Indiana’s first Black, Republican mayor elected in Marion

MARION, Ind. (WANE) — With 64.29% of the vote, Ronald Morrell Jr. defeated two-term incumbent Democrat Jess Alumbaugh Tuesday night.

It became a very significant moment in the Hoosier state’s history.

Not only did Morrell become the first Black mayor of Marion, but he became Indiana’s first-ever Black, Republican mayor in any city.

It’s a landmark Morrell told WANE 15 he first became aware of when he went through a diversity series put on by the state’s Republican party.

“Once it finally came true yesterday, I think it was kind of a surreal moment because it was dually special. So, obviously I was the first Black, Republican mayor in the whole state of Indiana, but being the first Black mayor of Marion, Indiana is just an incredible feeling to show that from a statewide level our party is moving forward with diversity, but at the local level our city is ready to turn over a new leaf in our history, in our experience in Marion,” Morrell said.

Ronald Morrell Jr. speaks after being elected as the next mayor of Marion, IN.

That diversity series was something he called life-changing and pivotal to his campaign. He would recommend it to anyone.

The full significance of the moment hasn’t fully resonated with Morrell yet, he said. He’s been quite busy trying to handle calls, texts, emails, and media requests since his election win.

But as he spoke with WANE 15’s Rex Smith on Wednesday, talking about his family’s history helped that realization.

He talked about a famous settlement outside of Marion called the Weaver Settlement. He said it’s where African Americans used to live, his ancestors included, when they weren’t allowed to live within Marion.
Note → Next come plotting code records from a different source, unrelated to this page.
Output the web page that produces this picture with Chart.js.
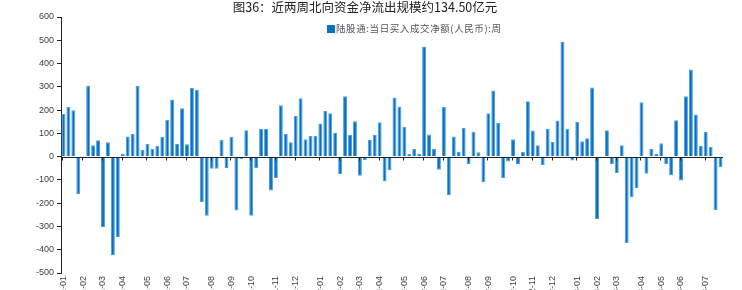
<!DOCTYPE html>
<html>
<head>
<meta charset="utf-8">
<script src="https://cdn.jsdelivr.net/npm/chart.js@4/dist/chart.umd.min.js"></script>
<style>
  html, body { margin: 0; padding: 0; background: #fff; }
  #wrap { position: relative; width: 742px; height: 290px; overflow: hidden; }
  #title {
    position: absolute; left: 0; top: 0; width: 730px; text-align: center;
    font: 12.5px "Noto Sans CJK SC", sans-serif; line-height: 14px; color: #222;
  }
  #legend {
    position: absolute; left: 327px; top: 22px;
    font: 9.5px "Noto Sans CJK SC", serif; line-height: 12px; color: #555;
    letter-spacing: 0.6px;
  }
  #legend span.box {
    display: inline-block; width: 8px; height: 8px; background: #0a70c2;
    vertical-align: -1px; margin-right: 1px;
  }
  canvas { position: absolute; left: 0; top: 0; }
</style>
</head>
<body>
<div id="wrap">
  <canvas id="chart" width="742" height="290"></canvas>
  <div id="title">图36：近两周北向资金净流出规模约134.50亿元</div>
  <div id="legend"><span class="box"></span>陆股通:当日买入成交净额(人民币):周</div>
</div>
<script>
// ──────────────────────────────────────────────────────────────
// Data (亿元, weekly)
// ──────────────────────────────────────────────────────────────
const seriesName = "陆股通:当日买入成交净额(人民币):周";

const values2021a = [
  183, 213, 199, -162, 3, 305, 49, 70, -302, 62, -424, -345, 12, 86,
  97, 305, 30, 54, 34, 47, 85, 158, 246, 54, 208, 53, 295,
];
const values2021b = [
  287, -196, -254, -52, -52, 73, -49, 85, -231, -11, 113, -254, -49,
  119, 119, -146, -92, 221, 97, 62, 175, 251, 75, 90, 90, 142,
];
const values2022a = [
  196, 186, 102, -75, 259, 93, 152, -82, -16, 72, 93, 148, -107, -59,
  254, 215, 128, 11, 33, 11, 473, 95, 34, -56, 213, -165, 87,
];
const values2022b = [
  21, 123, -32, 107, 19, -110, 186, 284, 145, -93, -21, 75, -32, 21,
  238, 112, 49, -36, 119, 63, 155, 493, 120, -17, 150, 66, 79,
];
const values2023 = [
  297, -268, 2, 113, -32, -70, 49, -371, -175, -136, 234, -73, 33, 11,
  57, -32, -80, 156, -103, 259, 374, 181, 46, 106, 42, -229, -46,
];
const netBuy = [...values2021a, ...values2021b, ...values2022a, ...values2022b, ...values2023];

// weekly categories (Fridays), 2021-01-08 onward
const firstWeek = "2021-01-08";
const weeks = [];
{
  const d = new Date(firstWeek + "T00:00:00Z");
  for (let i = 0; i < netBuy.length; i++) {
    weeks.push(d.toISOString().slice(0, 10));
    d.setUTCDate(d.getUTCDate() + 7);
  }
}
// a tick label on the first week of each month
const tickLabels = weeks.map((w, i) =>
  i === 0 || w.slice(0, 7) !== weeks[i - 1].slice(0, 7) ? w.slice(0, 7) : ""
);

const yTicks = { min: -500, max: 600, step: 100 };

// ──────────────────────────────────────────────────────────────
// Zero line + month ticks on it
// ──────────────────────────────────────────────────────────────
const zeroAxis = {
  id: "zeroAxis",
  afterDatasetsDraw(chart) {
    const { ctx, chartArea, scales } = chart;
    const y0 = Math.round(scales.y.getPixelForValue(0)) + 0.5;
    ctx.save();
    ctx.strokeStyle = "#222";
    ctx.lineWidth = 1;
    ctx.beginPath();
    ctx.moveTo(chartArea.left, y0);
    ctx.lineTo(chartArea.right, y0);
    tickLabels.forEach((t, i) => {
      if (!t) return;
      const px = Math.round(scales.x.getPixelForValue(i)) - 0.5;
      ctx.moveTo(px, y0);
      ctx.lineTo(px, y0 + 3);
    });
    ctx.stroke();
    ctx.restore();
  },
};

Chart.defaults.font.family = '"Liberation Sans", Arial, sans-serif';
Chart.defaults.color = "#404040";

new Chart(document.getElementById("chart"), {
  type: "bar",
  data: {
    labels: weeks,
    datasets: [{
      label: seriesName,
      data: netBuy,
      backgroundColor: "#0870c4",
      borderColor: "#4d9ee0",
      borderWidth: 1,
      barPercentage: 0.8,
      categoryPercentage: 1,
    }],
  },
  options: {
    responsive: false,
    animation: false,
    layout: { padding: { left: 0, right: 19, top: 17, bottom: 0 } },
    plugins: {
      legend: { display: false },
      title: { display: false },
      tooltip: { enabled: false },
    },
    scales: {
      x: {
        offset: true,
        grid: { display: false, drawTicks: false },
        border: { display: false },
        ticks: {
          autoSkip: false,
          minRotation: 90,
          maxRotation: 90,
          padding: 3,
          font: { size: 9 },
          callback: (v, i) => tickLabels[i],
        },
        afterFit: (s) => { s.height = 17; },
      },
      y: {
        min: yTicks.min,
        max: yTicks.max,
        grid: { drawOnChartArea: false, tickLength: 4, tickColor: "#222" },
        border: { display: true, color: "#222" },
        ticks: { stepSize: yTicks.step, padding: 3, font: { size: 9 } },
        afterFit: (s) => { s.width = 61; },
      },
    },
  },
  plugins: [zeroAxis],
});
</script>
</body>
</html>
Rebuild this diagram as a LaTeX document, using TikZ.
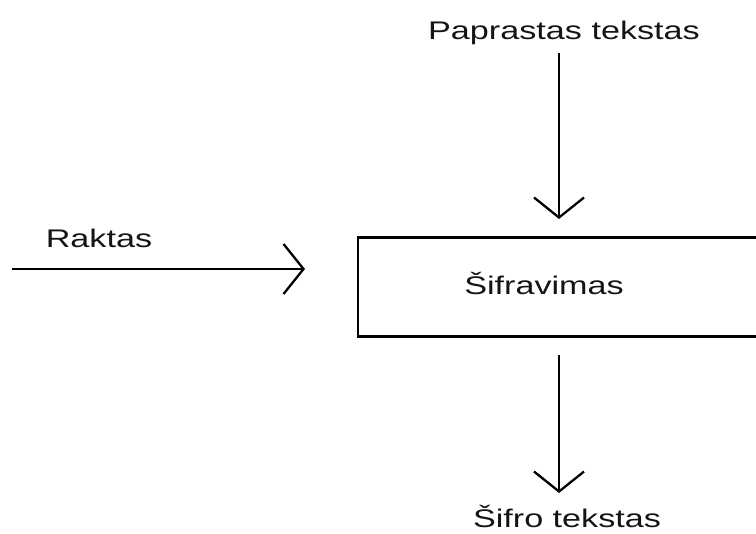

“As a descendent of that family, it’s almost surreal that now, these hundreds of years or so later, one of their descendants is the mayor of the city they used to not be allowed to live in,” Morrell explained. “As I’m saying it out loud to you now, more of the historical significance is kind of resonating with me.”

Putting the history books aside and focusing on the future, Morrell said he’s ready to hit the ground running when his term begins in January.

He thanked the previous administration, citing how difficult public service is, but said his win showed that Marion residents are ready for change.

Morrell plans to take the city in a new direction. He’s telling people Marion is “open for business.”

“I tell everyone I speak to that Marion is open for business and we’re ready for investment. We’re ready to see a new vision,” he said. “As the mayor, I’m looking forward to re-defining our city so we can have a new identity locally, statewide, and nationally.”

Morrell told WANE 15 there are small, simple things he wants to clean up around town such as replacing missing street signs. He also believes economic development and investments in infrastructure have been lacking.

He noted that Marion was once an industrial city that never re-defined itself once those businesses left.

Prior to his run for mayor, Morrell was already changing Marion. He launched Morrell’s Scooters to provide electric scooters people could use to get around the city. According to his website, he wanted to bring a big city feel to small towns.

Morrell’s Scooters is now in Marion, Gas City, Wabash, and Warsaw.